Copy each line where the word "with" occurs.

Material supplied ▸
==============================

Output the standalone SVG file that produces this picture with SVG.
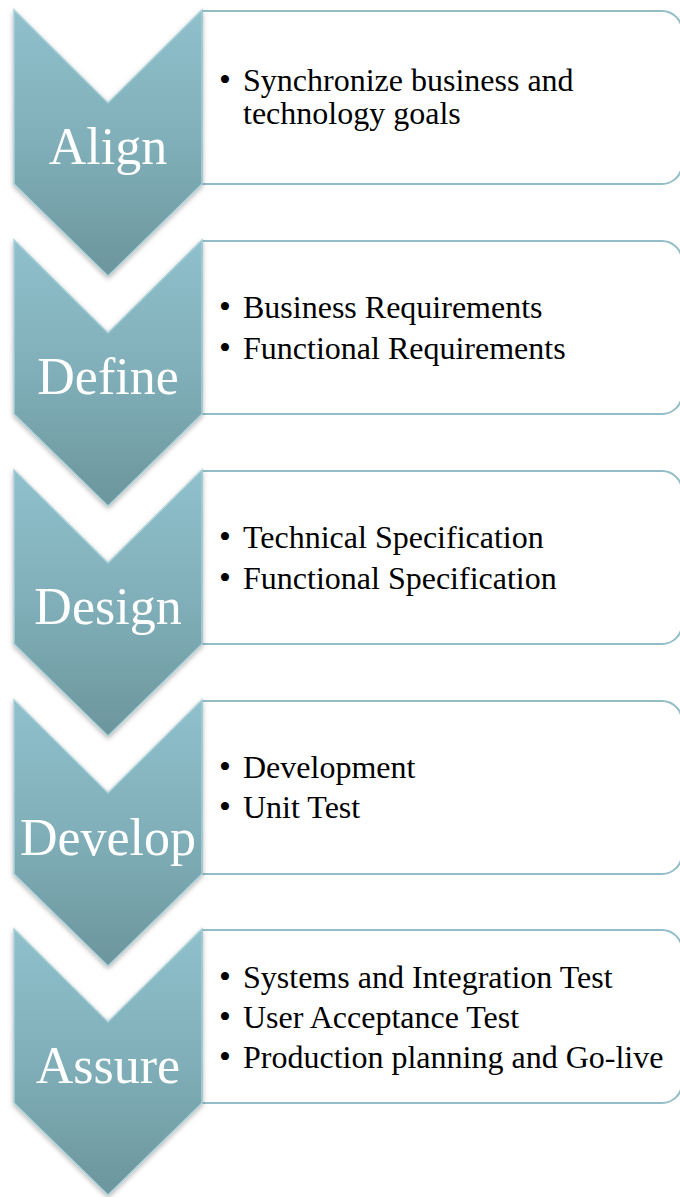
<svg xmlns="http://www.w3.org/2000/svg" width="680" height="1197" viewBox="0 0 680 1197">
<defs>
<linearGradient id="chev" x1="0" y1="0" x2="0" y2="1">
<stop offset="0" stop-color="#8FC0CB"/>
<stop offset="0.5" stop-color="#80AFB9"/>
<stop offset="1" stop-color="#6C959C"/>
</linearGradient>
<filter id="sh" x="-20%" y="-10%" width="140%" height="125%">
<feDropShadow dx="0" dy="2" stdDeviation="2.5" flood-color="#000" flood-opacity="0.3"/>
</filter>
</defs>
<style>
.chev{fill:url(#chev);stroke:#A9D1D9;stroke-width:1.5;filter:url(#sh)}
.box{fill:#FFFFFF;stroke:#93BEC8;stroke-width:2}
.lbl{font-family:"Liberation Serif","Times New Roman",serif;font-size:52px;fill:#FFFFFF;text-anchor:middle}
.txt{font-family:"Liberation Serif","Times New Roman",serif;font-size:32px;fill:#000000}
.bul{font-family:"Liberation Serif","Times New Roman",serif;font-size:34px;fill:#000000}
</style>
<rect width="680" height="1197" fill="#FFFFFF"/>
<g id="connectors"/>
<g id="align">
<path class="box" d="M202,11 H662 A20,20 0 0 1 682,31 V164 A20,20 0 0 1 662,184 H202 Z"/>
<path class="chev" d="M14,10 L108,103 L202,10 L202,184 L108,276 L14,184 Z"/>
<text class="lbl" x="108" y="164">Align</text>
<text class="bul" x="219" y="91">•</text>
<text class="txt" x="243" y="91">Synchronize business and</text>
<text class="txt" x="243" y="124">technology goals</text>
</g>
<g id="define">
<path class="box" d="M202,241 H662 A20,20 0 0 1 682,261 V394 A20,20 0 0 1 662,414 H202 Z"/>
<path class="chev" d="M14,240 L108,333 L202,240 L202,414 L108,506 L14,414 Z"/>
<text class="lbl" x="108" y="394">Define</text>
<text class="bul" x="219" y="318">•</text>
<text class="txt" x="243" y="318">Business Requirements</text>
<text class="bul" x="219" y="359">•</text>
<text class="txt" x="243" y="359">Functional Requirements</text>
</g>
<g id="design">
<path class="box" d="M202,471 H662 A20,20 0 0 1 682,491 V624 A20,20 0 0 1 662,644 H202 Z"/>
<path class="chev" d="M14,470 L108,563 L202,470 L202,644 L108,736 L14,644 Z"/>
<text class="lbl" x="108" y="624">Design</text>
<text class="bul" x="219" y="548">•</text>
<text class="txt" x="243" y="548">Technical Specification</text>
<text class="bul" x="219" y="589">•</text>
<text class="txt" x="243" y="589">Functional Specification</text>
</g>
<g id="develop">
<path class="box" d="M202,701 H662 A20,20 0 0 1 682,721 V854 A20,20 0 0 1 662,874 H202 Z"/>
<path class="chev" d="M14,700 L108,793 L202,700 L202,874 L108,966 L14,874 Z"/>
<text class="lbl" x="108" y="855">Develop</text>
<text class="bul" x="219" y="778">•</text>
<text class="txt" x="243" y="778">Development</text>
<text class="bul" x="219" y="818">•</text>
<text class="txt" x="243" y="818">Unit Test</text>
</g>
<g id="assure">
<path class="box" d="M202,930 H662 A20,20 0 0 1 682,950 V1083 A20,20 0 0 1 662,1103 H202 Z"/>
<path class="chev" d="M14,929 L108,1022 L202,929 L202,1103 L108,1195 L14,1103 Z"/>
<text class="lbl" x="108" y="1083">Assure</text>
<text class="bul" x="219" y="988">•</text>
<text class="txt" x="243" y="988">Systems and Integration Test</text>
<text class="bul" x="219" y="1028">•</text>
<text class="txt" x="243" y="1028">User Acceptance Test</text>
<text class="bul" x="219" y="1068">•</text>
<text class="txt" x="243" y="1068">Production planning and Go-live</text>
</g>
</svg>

==============================

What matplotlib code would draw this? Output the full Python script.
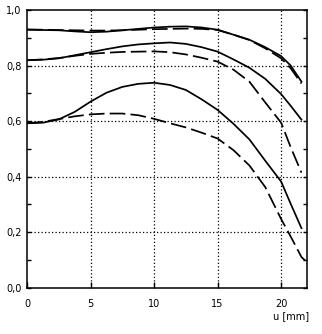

==============================

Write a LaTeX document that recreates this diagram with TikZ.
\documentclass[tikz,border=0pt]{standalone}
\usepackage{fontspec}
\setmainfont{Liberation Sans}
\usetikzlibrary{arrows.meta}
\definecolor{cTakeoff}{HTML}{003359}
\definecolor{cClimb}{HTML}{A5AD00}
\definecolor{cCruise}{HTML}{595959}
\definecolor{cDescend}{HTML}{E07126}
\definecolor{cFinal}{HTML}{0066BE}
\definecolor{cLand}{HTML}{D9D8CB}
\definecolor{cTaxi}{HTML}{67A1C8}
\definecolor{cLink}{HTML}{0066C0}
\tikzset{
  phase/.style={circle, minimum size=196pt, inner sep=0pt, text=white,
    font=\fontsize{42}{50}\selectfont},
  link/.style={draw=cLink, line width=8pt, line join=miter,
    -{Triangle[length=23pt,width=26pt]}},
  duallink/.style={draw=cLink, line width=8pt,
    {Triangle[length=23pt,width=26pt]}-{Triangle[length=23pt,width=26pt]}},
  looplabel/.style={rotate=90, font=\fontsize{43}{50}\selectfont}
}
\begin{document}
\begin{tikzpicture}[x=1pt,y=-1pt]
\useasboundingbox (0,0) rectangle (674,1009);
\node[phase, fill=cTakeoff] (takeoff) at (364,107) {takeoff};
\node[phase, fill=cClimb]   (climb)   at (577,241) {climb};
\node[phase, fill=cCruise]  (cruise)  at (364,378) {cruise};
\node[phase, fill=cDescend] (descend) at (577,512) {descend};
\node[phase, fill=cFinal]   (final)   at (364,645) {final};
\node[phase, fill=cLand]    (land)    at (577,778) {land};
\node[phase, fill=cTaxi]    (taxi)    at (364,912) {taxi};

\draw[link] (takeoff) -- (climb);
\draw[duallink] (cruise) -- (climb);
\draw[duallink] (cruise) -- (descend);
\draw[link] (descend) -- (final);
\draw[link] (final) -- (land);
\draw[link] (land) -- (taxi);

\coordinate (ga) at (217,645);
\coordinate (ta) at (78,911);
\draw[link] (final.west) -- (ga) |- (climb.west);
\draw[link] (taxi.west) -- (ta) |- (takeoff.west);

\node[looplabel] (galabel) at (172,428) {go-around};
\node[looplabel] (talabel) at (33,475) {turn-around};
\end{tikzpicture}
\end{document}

==============================

Exercise answer ▸
Output the standalone SVG file that produces this picture with SVG.
Write a LaTeX document that recreates this diagram with TikZ.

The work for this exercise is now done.